## WORK TO COMPLETE
Nothing after the line with "ax.axhline(100, color='black', lw=0.9, ls=(0, (5, 4)))" belongs in the copy; extract the lines below from the top through that line, pictures left out.

## DATASET EXTRACT

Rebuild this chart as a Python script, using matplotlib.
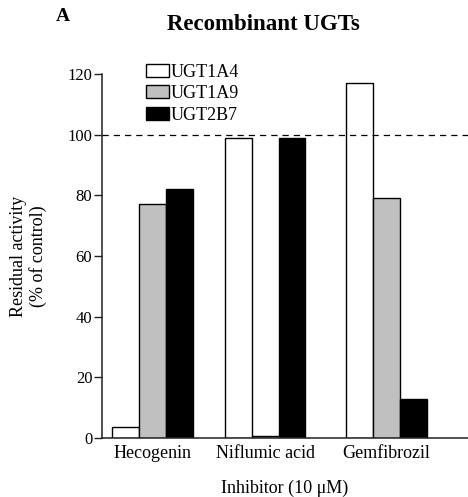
import numpy as np
import matplotlib
matplotlib.use('Agg')
import matplotlib.pyplot as plt

plt.rcParams['font.family'] = 'Liberation Serif'

inhibitors = ['Hecogenin', 'Niflumic acid', 'Gemfibrozil']
enzymes = ['UGT1A4', 'UGT1A9', 'UGT2B7']
ugt1a4 = [3.5, 99, 117]
ugt1a9 = [77, 0.7, 79]
ugt2b7 = [82, 99, 13]
colors = ['white', '#c0c0c0', 'black']

fig = plt.figure(figsize=(4.68, 4.97), dpi=100)
ax = fig.add_axes([0.218, 0.1187, 0.782, 0.7324])

# group centres (slightly uneven spacing, as drawn)
xpos = np.array([0.0, 0.94, 1.95])
w = 0.223
for i, (vals, col, name) in enumerate(zip([ugt1a4, ugt1a9, ugt2b7], colors, enzymes)):
    ax.bar(xpos + (i - 1) * w, vals, w, color=col, edgecolor='black',
           linewidth=1.0, label=name)

ax.axhline(100, color='black', lw=0.9, ls=(0, (5, 4)))

ax.set_xlim(-0.421, 2.629)
ax.set_ylim(0, 120)
ax.set_yticks(range(0, 121, 20))
ax.set_xticks(xpos)
ax.set_xticklabels(inhibitors, fontsize=13)
ax.tick_params(axis='x', length=0, pad=5)
ax.tick_params(axis='y', length=6, width=1, labelsize=12, pad=1, color='#222222')
for s in ['top', 'right']:
    ax.spines[s].set_visible(False)
ax.spines['left'].set_color('#222222')
ax.spines['bottom'].set_color('#222222')
ax.spines['left'].set_linewidth(1.1)
ax.spines['bottom'].set_linewidth(1.1)

ax.set_ylabel('Residual activity\n(% of control)', fontsize=13, labelpad=15, linespacing=1.1)
ax.set_xlabel('Inhibitor (10 \u03bcM)', fontsize=13, labelpad=13)

fig.text(0.5625, 0.951, 'Recombinant UGTs', fontsize=16.5, fontweight='bold',
         ha='center', va='center')
fig.text(0.12, 0.967, 'A', fontsize=14, fontweight='bold', ha='left', va='center')

fig.legend(loc='upper left', bbox_to_anchor=(0.312, 0.872), frameon=False,
           fontsize=13, handlelength=1.28, handleheight=0.7, handletextpad=0.1,
           labelspacing=0.25, borderpad=0, borderaxespad=0)

fig.savefig('out.png', dpi=100)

## TASK OUTPUT
Rebuild this chart as a Python script, using matplotlib.
import numpy as np
import matplotlib
matplotlib.use('Agg')
import matplotlib.pyplot as plt

plt.rcParams['font.family'] = 'Liberation Serif'

inhibitors = ['Hecogenin', 'Niflumic acid', 'Gemfibrozil']
enzymes = ['UGT1A4', 'UGT1A9', 'UGT2B7']
ugt1a4 = [3.5, 99, 117]
ugt1a9 = [77, 0.7, 79]
ugt2b7 = [82, 99, 13]
colors = ['white', '#c0c0c0', 'black']

fig = plt.figure(figsize=(4.68, 4.97), dpi=100)
ax = fig.add_axes([0.218, 0.1187, 0.782, 0.7324])

# group centres (slightly uneven spacing, as drawn)
xpos = np.array([0.0, 0.94, 1.95])
w = 0.223
for i, (vals, col, name) in enumerate(zip([ugt1a4, ugt1a9, ugt2b7], colors, enzymes)):
    ax.bar(xpos + (i - 1) * w, vals, w, color=col, edgecolor='black',
           linewidth=1.0, label=name)

ax.axhline(100, color='black', lw=0.9, ls=(0, (5, 4)))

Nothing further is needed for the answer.